Since starting University just over a year ago, I’ve spent quite some time considering what exactly it means to be a ‘student’.  In the eyes of the employed we’re the scruffily-clad, inherently lazy but vaguely intelligent hordes shuffling across the city every day.  To our lecturers we’re a herd of loyal, albeit sleepy, listeners.  And to each other we’re just ourselves – happily plodding through our degrees in a haze of books, bobble hats, baked beans and booze.

So the ideal student aesthetic isn’t hard to conjure up.  Looking around my lecture theatre the other day though, something hit me: we are all kind of the same.  And by that I don’t mean the continuity of slightly bored expressions, or the matching jumpers adorning so much of the Roger Stevens congregation.  Jokes aside, the student stereotype is stronger than ever: the well-spoken, class-restricted bubble of student-hood seems to be thickening, and I’m beginning to wonder if the typical student caricature is as desirable as we think.

There has always been a kind of rough-and-ready attractiveness to being one of the student masses.  In my years at school I remember typical Uni anecdotes from my older sisters and friends.  I revelled in the grossness of meals that consisted of only carbohydrates, and tales of hanging milk outside the window in the winter.  Broken heating, illicit substances and all-nighters (even when they were in the library…) – it seemed such an exotic freedom from my A Level exam revision desk – a world I was yet to be part of.

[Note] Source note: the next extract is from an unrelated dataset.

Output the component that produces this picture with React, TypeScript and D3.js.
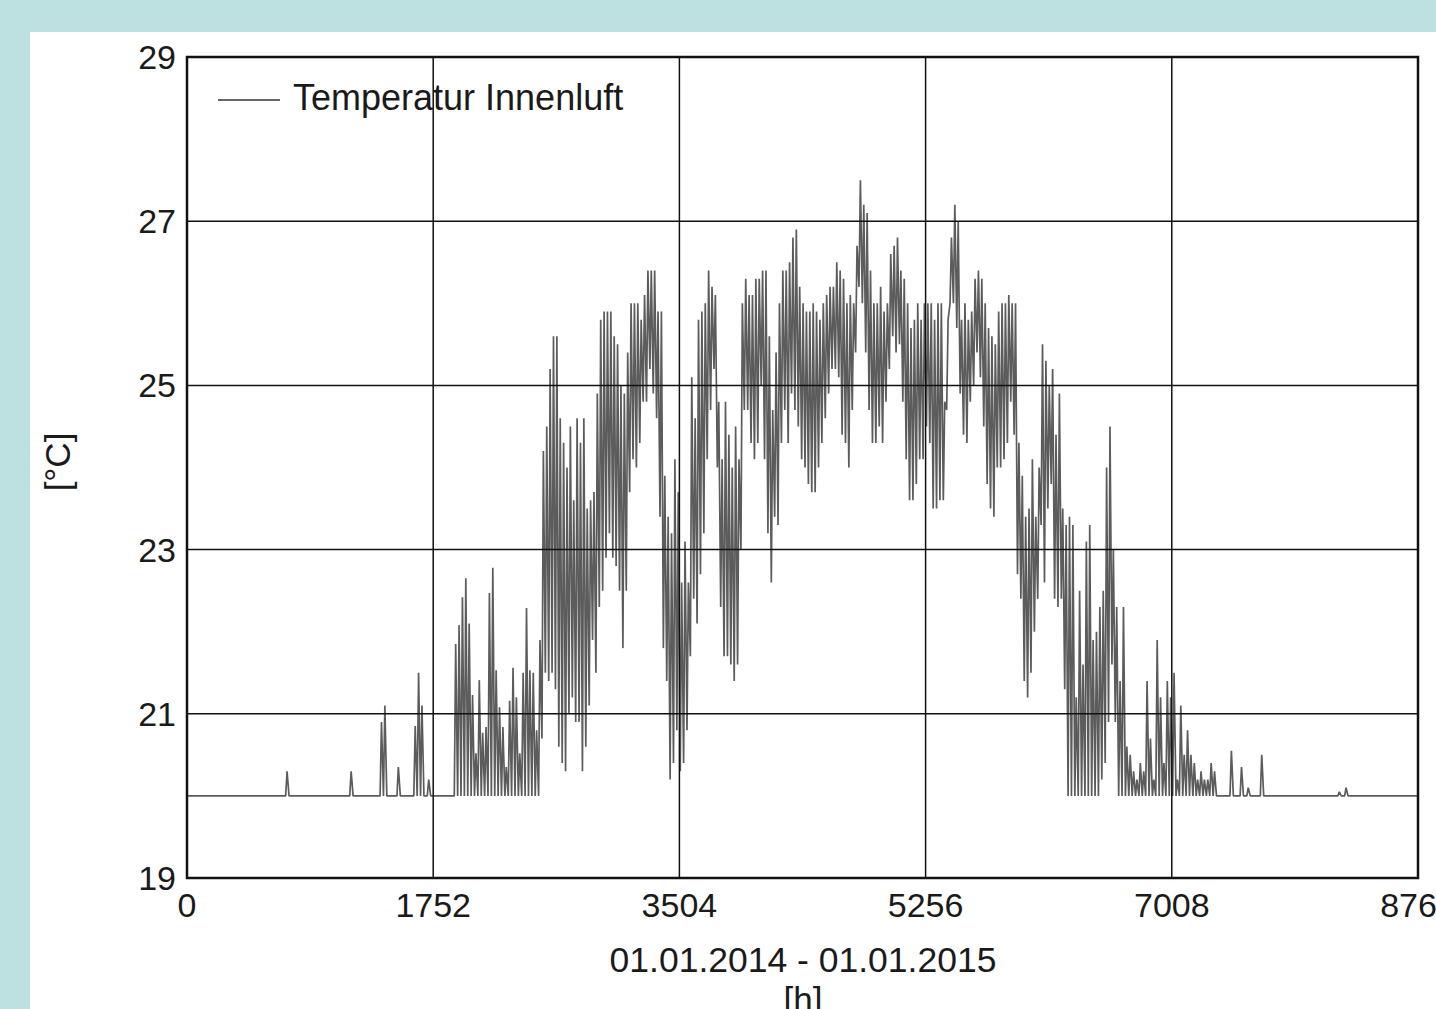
import React, { useEffect, useRef } from "react";
import * as d3 from "d3";

// hours of the year
const xTicks = [0, 1752, 3504, 5256, 7008, 8760];
const yTicks = [19, 21, 23, 25, 27, 29];

// heating setpoint: the curve sits on it whenever nothing happens
const baseTemp = 20;

// isolated daily peaks outside the warm season: [day, max °C]
const quietSpikes: [number, number][] = [
  [29, 20.3], [48, 20.3], [57, 20.9], [58, 21.1], [62, 20.35],
  [67, 20.85], [68, 21.5], [69, 21.1], [71, 20.2],
  [309, 20.55], [312, 20.35], [314, 20.1], [318, 20.5], [341, 20.05], [343, 20.1],
];

// daily max / min from day 79 to day 304
const seasonStart = 79;
const seasonHigh = [
  21.85, 22.08, 22.42, 22.65, 22.1, 21.23, 20.52, 21.41, 20.77, 20.84,
  22.47, 22.78, 21.53, 21.08, 20.84, 20.35, 21.16, 21.56, 21.2, 20.52,
  21.5, 22.29, 21.53, 21.5, 20.8, 21.9, 24.2, 24.5, 25.2, 25.6,
  25.6, 24.6, 24.3, 24.0, 24.5, 23.6, 24.6, 24.3, 24.6, 23.5,
  23.6, 23.7, 24.9, 25.8, 25.9, 25.9, 25.9, 25.6, 25.5, 25.0,
  24.9, 25.4, 26.0, 26.0, 26.0, 25.8, 26.1, 26.4, 26.4, 26.4,
  25.9, 25.9, 23.9, 23.4, 23.2, 24.1, 23.7, 22.6, 23.1, 22.6,
  25.1, 24.6, 25.8, 25.9, 26.0, 26.4, 26.2, 26.1, 24.8, 24.1,
  24.8, 24.4, 24.0, 24.5, 24.1, 26.0, 26.3, 26.1, 26.1, 26.3,
  26.3, 26.4, 26.4, 25.6, 24.7, 25.4, 26.0, 26.4, 26.4, 26.5,
  26.8, 26.9, 26.2, 26.0, 25.9, 25.9, 26.0, 25.9, 25.8, 26.0,
  26.1, 26.2, 26.2, 26.5, 26.4, 26.3, 26.0, 26.1, 26.0, 26.7,
  27.5, 27.2, 27.1, 26.4, 26.0, 26.0, 26.2, 25.9, 26.0, 26.6,
  26.7, 26.8, 26.4, 26.3, 26.0, 25.7, 25.8, 26.0, 25.8, 26.0,
  26.0, 26.0, 25.8, 26.0, 26.0, 24.8, 25.8, 26.8, 27.2, 27.0,
  25.8, 26.0, 25.8, 25.9, 26.3, 26.4, 26.3, 26.0, 25.7, 25.6,
  25.5, 25.9, 26.0, 26.0, 26.1, 26.0, 26.0, 24.3, 23.9, 23.4,
  23.5, 24.1, 23.4, 24.0, 25.5, 25.3, 25.0, 25.2, 24.4, 24.9,
  23.5, 23.3, 23.4, 23.3, 21.2, 22.5, 21.6, 23.1, 23.3, 21.9,
  22.0, 22.3, 22.5, 24.0, 24.5, 23.0, 22.3, 21.4, 22.3, 20.6,
  20.5, 20.3, 20.2, 20.4, 20.3, 21.4, 20.7, 20.2, 21.9, 21.2,
  20.4, 21.4, 21.2, 21.5, 20.2, 21.1, 20.5, 20.8, 20.5, 20.4,
  20.2, 20.3, 20.2, 20.2, 20.4, 20.3,
];
const seasonLow = [
  20, 20, 20, 20, 20, 20, 20, 20, 20, 20,
  20, 20, 20, 20, 20, 20, 20, 20, 20, 20,
  20, 20, 20, 20, 20, 20, 20.7, 21.5, 21.4, 21.5,
  21.3, 20.6, 20.4, 20.3, 21.0, 21.2, 20.9, 20.9, 20.3, 20.6,
  21.1, 21.9, 21.5, 22.3, 22.5, 22.9, 23.2, 22.9, 22.8, 22.5,
  21.8, 22.5, 23.7, 24.1, 24.0, 24.3, 24.8, 24.8, 25.2, 24.9,
  24.6, 23.4, 21.8, 21.4, 20.2, 20.4, 20.8, 20.3, 20.4, 20.8,
  21.7, 22.4, 22.1, 22.7, 23.2, 24.1, 24.7, 25.2, 24.0, 22.3,
  21.7, 21.7, 21.6, 21.4, 21.6, 23.0, 24.7, 24.7, 24.3, 24.1,
  24.3, 25.0, 24.1, 23.2, 22.6, 23.4, 23.3, 24.3, 24.7, 24.3,
  24.9, 24.7, 24.5, 24.1, 24.0, 23.8, 23.7, 23.7, 24.0, 24.3,
  24.6, 24.9, 25.2, 25.2, 25.1, 24.4, 24.3, 24.0, 24.7, 25.4,
  26.2, 26.0, 25.4, 24.7, 24.3, 24.3, 24.5, 24.3, 24.8, 25.2,
  25.6, 25.4, 25.5, 24.8, 24.1, 23.6, 23.6, 23.8, 24.1, 24.1,
  24.5, 24.3, 23.5, 23.5, 23.6, 23.6, 24.7, 26.0, 26.0, 25.7,
  24.9, 24.4, 24.3, 24.8, 25.0, 25.4, 25.1, 24.5, 23.8, 23.5,
  23.4, 24.0, 24.0, 24.1, 24.3, 24.8, 24.4, 22.7, 22.4, 21.4,
  21.2, 21.5, 22.0, 22.4, 23.3, 22.6, 23.5, 23.8, 22.4, 22.3,
  22.4, 21.3, 20, 20, 20, 20, 20, 20, 20, 20,
  20, 20, 20.2, 20.4, 20.9, 21.6, 20.9, 20, 20, 20,
  20, 20, 20, 20, 20, 20, 20, 20, 20, 20,
  20, 20, 20, 20, 20, 20, 20, 20, 20, 20,
  20, 20, 20, 20, 20, 20,
];

const FONT = "'Liberation Sans', Arial, sans-serif";

export default function App() {
  const svgRef = useRef<SVGSVGElement>(null);

  useEffect(() => {
    if (!svgRef.current) return;
    document.body.style.margin = "0";
    document.body.style.overflow = "hidden";

    const svg = d3.select(svgRef.current);
    svg.selectAll("*").remove();

    const left = 187, right = 1418, top = 57, bottom = 878;

    const x = d3.scaleLinear().domain([0, 8760]).range([left, right]);
    const y = d3.scaleLinear().domain([19, 29]).range([bottom, top]);

    // page background and white panel
    svg.append("rect").attr("width", 1436).attr("height", 1009).attr("fill", "#bde0e0");
    svg.append("rect").attr("x", 30).attr("y", 32).attr("width", 1406).attr("height", 977).attr("fill", "#fff");

    // daily low/high -> zigzag line through the year
    const spikes = new Map(quietSpikes);
    const series: [number, number][] = [];
    for (let d = 0; d < 365; d++) {
      const i = d - seasonStart;
      let lo = baseTemp;
      let hi = spikes.get(d) ?? baseTemp;
      if (i >= 0 && i < seasonHigh.length) {
        lo = seasonLow[i];
        hi = seasonHigh[i];
      }
      series.push([d * 24 + 6, lo], [d * 24 + 16, hi]);
    }
    series.push([8760, baseTemp]);

    const line = d3
      .line<[number, number]>()
      .x((d) => x(d[0]))
      .y((d) => y(d[1]));

    svg.append("path")
      .datum(series)
      .attr("fill", "none")
      .attr("stroke", "#5c5c5c")
      .attr("stroke-width", 1.7)
      .attr("stroke-linejoin", "bevel")
      .attr("d", line);

    // grid
    const grid = svg.append("g").attr("stroke", "#111").attr("stroke-width", 1.5);
    xTicks.slice(1, -1).forEach((t) => {
      grid.append("line").attr("x1", x(t)).attr("x2", x(t)).attr("y1", top).attr("y2", bottom);
    });
    yTicks.slice(1, -1).forEach((t) => {
      grid.append("line").attr("x1", left).attr("x2", right).attr("y1", y(t)).attr("y2", y(t));
    });

    svg.append("rect")
      .attr("x", left).attr("y", top)
      .attr("width", right - left).attr("height", bottom - top)
      .attr("fill", "none").attr("stroke", "#111").attr("stroke-width", 2.5);

    const txt = svg.append("g").attr("font-family", FONT).attr("fill", "#1a1a1a").attr("font-size", 34);

    // y tick labels
    yTicks.forEach((t) => {
      txt.append("text")
        .attr("x", left - 11).attr("y", y(t) + 12)
        .attr("text-anchor", "end")
        .text(t);
    });

    // x tick labels
    xTicks.forEach((t) => {
      txt.append("text")
        .attr("x", x(t)).attr("y", 917)
        .attr("text-anchor", "middle")
        .text(t);
    });

    txt.append("text").attr("x", 803).attr("y", 972).attr("text-anchor", "middle").attr("font-size", 35.5)
      .text("01.01.2014 - 01.01.2015");
    txt.append("text").attr("x", 803).attr("y", 1012).attr("text-anchor", "middle").attr("font-size", 35)
      .text("[h]");
    txt.append("text")
      .attr("transform", "translate(70,462) rotate(-90)")
      .attr("text-anchor", "middle").attr("font-size", 35)
      .text("[°C]");

    // legend
    svg.append("line").attr("x1", 218).attr("x2", 280).attr("y1", 100).attr("y2", 100)
      .attr("stroke", "#333").attr("stroke-width", 1.5);
    txt.append("text").attr("x", 293).attr("y", 110).attr("font-size", 36)
      .text("Temperatur Innenluft");
  }, []);

  return <svg ref={svgRef} width={1436} height={1009} style={{ display: "block" }} />;
}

So is being the typical student something to be proud of?  Sometimes it seems that our human obsession with finding an identity takes over to the point that we all jump in one box and end up the same.  I’m not saying that we’ve all become some tribe of Dr Who-esque clones, but I think that it’s all too easy for us to get carried away with ourselves as a force outside of the rest of society.  The truth is we’re not like aliens at all.  Student life isn’t the be-all and end-all: it may be the ‘best years of our life’ but that doesn’t mean we should forget about the world outside of Tuesday night parties.

Being a student I’ve met some of the friendliest, most laid back people I know, and that’s probably why we stick together so much: having weird timetables and oddly shifting sleeping patterns makes it hard to mingle with the normal world.  It would be nice though to forget about the word ‘student’ for a bit.  I know I won’t be the only one who avoids Call Lane on a Saturday because of all the ‘normal folk’ who actually work during the week, but when it comes to being more diverse within our own student-ified bubble, I think we have a long way to go.